За ужином Арсений Александрович всегда веселился, называл запеканку «закипанкой», пепси-колу — Терпсихорой. Он наклонялся и шепотом сообщал мне:
— У меня по ночам фантомные боли. Знаете, что такое фантомные боли? Это когда болит ампутированная нога, бывшая нога. Моя бывшая нога считает меня своей собственностью. Так обычно ведут себя бывшие жены.
Как-то мы сидели на лавочке в Переделкине, перед нами кормила бездомных собак, изнуряя себя балетными па, известная поэтесса.
— Как вы к ней относитесь, Арсений Александрович? — спросила я.

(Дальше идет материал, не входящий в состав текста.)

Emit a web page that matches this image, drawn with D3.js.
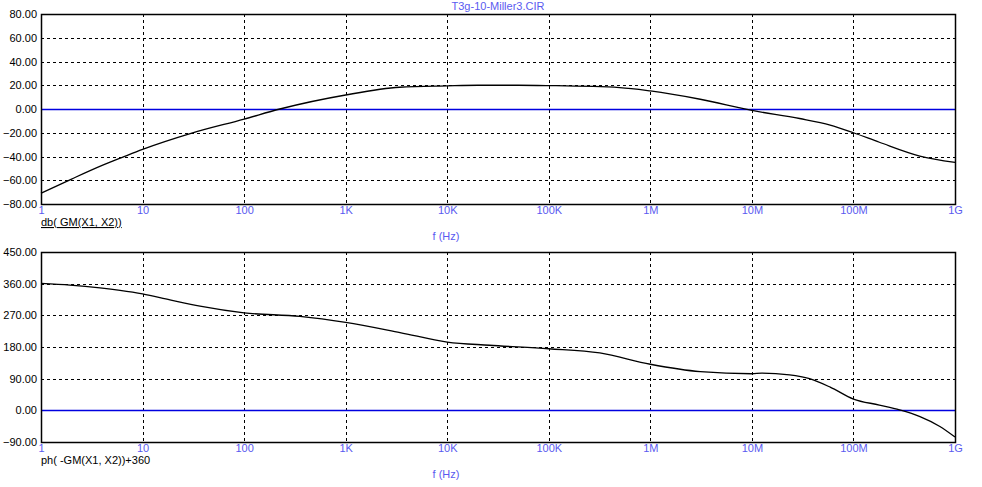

— Прелестная женщина и умница, правда, слишком жеманится все время, видимо, у нее такая форма извинения за ум и красоту.
— А стихи?
— Стихов, в моем понимании, у нее, к сожалению, нет. А как бы ей пошли хорошие стихи. Со стихами мне последнее время совсем не везет. Ничего, кроме Самойлова и Межирова, не могу читать, остальные — либо фашиствующие молодчики типа Юрия Кузнецова, либо авангардисты для бедных.
— Арсений Александрович, — наконец набралась я смелости за год гостевых отношений, — я хотела показать вам свои стихи.